*WHAT NEEDS TO BE DONE*
Set down the data below from its first line to the line holding "import matplotlib.transforms as mtransforms", inclusive; omit all pictures.
▶
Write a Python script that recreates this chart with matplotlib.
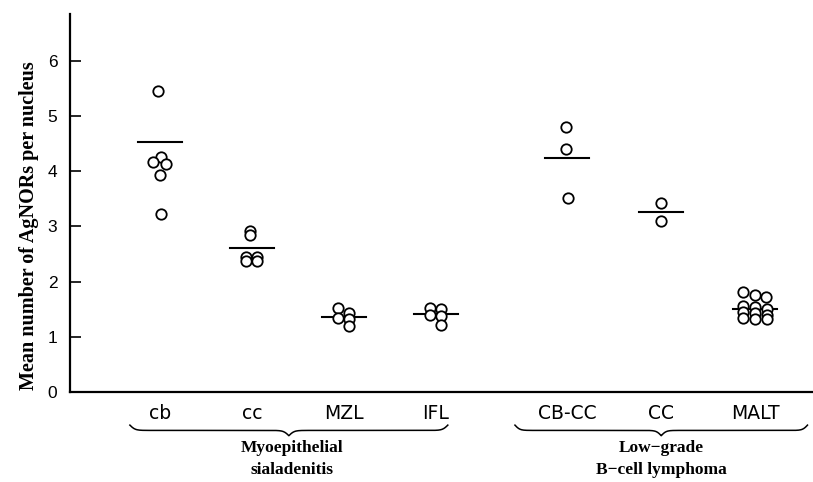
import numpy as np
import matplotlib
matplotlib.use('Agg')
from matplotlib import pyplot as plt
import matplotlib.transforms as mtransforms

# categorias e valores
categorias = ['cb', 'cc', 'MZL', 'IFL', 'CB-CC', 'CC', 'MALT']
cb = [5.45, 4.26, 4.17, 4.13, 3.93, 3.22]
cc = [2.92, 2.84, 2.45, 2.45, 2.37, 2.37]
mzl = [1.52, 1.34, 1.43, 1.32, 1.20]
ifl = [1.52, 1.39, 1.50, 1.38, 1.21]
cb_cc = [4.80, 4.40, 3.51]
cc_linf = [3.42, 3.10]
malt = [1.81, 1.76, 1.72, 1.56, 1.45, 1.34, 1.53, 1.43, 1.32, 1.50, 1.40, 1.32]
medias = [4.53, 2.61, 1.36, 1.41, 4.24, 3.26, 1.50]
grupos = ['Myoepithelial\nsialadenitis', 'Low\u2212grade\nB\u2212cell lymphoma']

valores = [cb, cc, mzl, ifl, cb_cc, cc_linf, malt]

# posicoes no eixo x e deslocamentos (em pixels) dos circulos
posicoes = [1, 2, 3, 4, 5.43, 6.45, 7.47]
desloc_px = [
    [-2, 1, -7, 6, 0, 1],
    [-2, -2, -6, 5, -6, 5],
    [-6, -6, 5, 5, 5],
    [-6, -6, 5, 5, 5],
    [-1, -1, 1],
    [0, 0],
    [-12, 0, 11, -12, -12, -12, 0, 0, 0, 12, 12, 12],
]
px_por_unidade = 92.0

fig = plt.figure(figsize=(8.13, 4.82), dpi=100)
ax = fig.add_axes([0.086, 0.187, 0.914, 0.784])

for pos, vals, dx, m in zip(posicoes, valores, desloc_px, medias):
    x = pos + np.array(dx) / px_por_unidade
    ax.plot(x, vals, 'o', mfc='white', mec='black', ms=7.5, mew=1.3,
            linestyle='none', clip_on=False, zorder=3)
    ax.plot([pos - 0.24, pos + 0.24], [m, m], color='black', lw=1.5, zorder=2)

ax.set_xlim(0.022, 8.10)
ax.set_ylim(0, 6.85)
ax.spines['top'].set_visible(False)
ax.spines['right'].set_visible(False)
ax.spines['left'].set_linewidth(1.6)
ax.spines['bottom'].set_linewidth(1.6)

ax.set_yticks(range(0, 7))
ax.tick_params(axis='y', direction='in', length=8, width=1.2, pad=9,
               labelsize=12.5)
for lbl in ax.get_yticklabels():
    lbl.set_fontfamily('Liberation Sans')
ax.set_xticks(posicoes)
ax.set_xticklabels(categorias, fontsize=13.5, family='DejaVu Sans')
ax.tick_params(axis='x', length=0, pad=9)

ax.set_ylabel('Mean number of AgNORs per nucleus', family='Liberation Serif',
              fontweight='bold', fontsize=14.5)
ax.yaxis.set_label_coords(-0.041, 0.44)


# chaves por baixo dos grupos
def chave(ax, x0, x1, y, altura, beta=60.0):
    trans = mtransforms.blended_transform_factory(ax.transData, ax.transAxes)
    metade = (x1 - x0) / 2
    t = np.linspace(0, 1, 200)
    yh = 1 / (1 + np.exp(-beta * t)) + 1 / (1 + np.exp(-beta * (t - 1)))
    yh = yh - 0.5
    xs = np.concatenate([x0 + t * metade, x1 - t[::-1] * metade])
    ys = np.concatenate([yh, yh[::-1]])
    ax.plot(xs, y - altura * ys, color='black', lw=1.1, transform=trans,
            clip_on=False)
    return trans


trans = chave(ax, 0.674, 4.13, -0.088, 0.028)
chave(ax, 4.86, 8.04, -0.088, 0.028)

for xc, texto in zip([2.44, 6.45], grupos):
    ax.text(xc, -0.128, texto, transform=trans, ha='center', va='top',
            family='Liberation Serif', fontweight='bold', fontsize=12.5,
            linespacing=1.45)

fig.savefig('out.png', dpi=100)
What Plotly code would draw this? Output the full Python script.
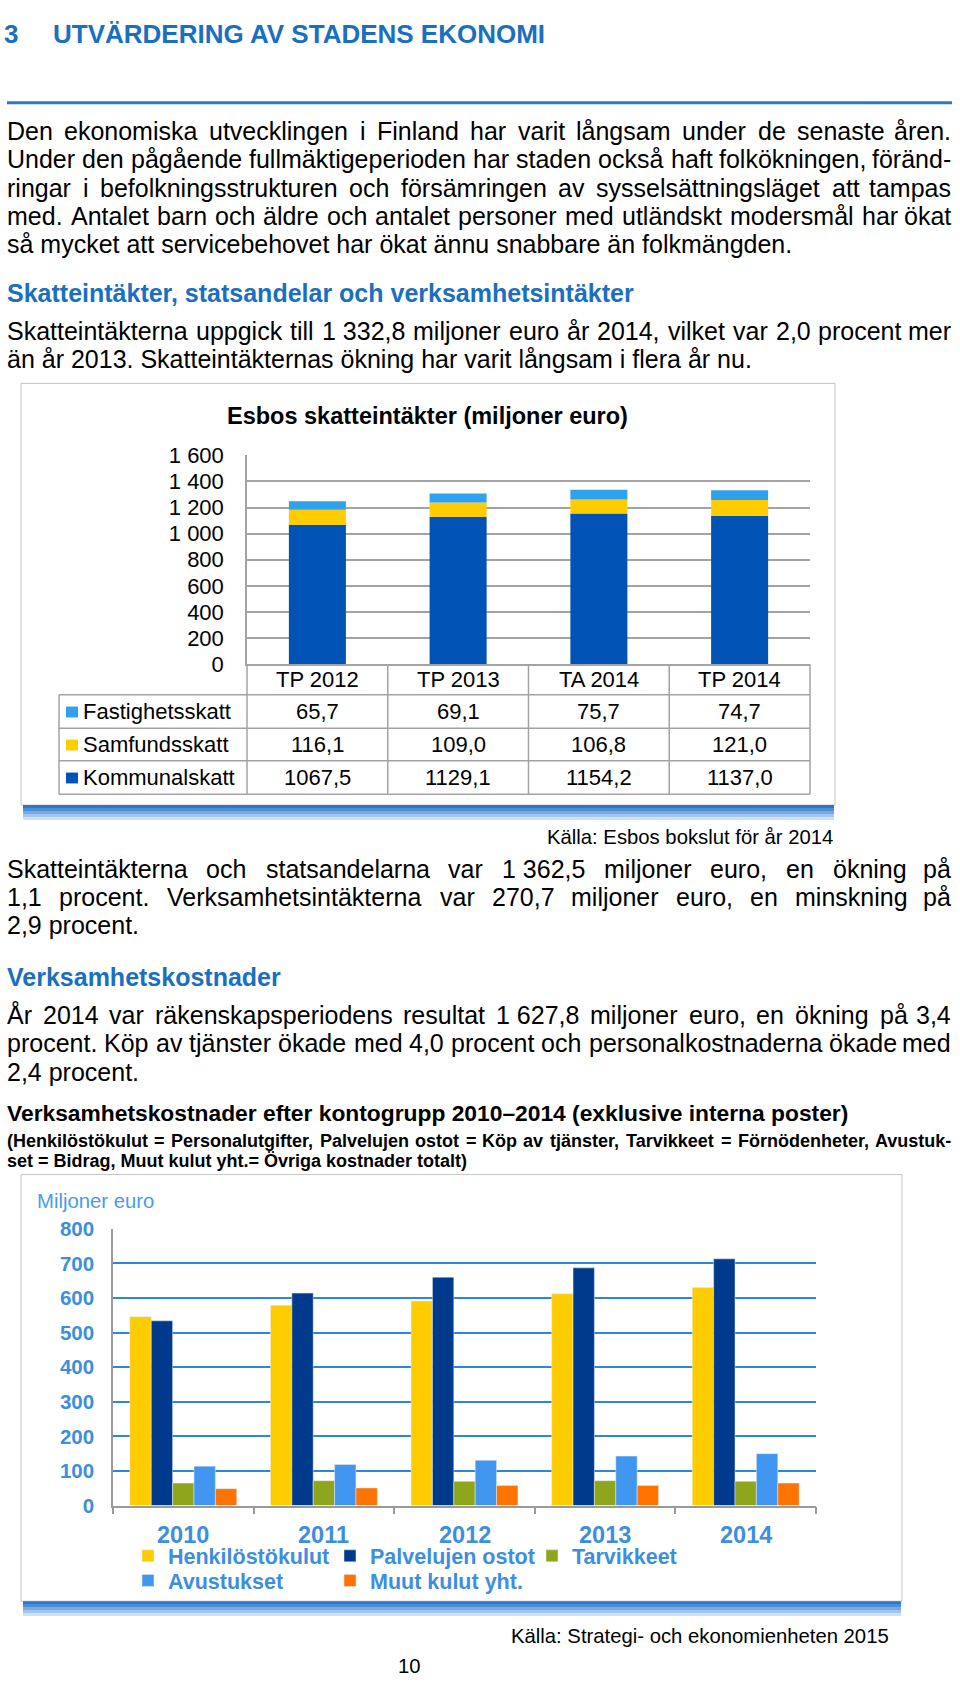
◀
*COMPLETED TASK*
Write a Python script that recreates this chart with matplotlib.
import numpy as np
import matplotlib
matplotlib.use('Agg')
from matplotlib import pyplot as plt
import matplotlib.transforms as mtransforms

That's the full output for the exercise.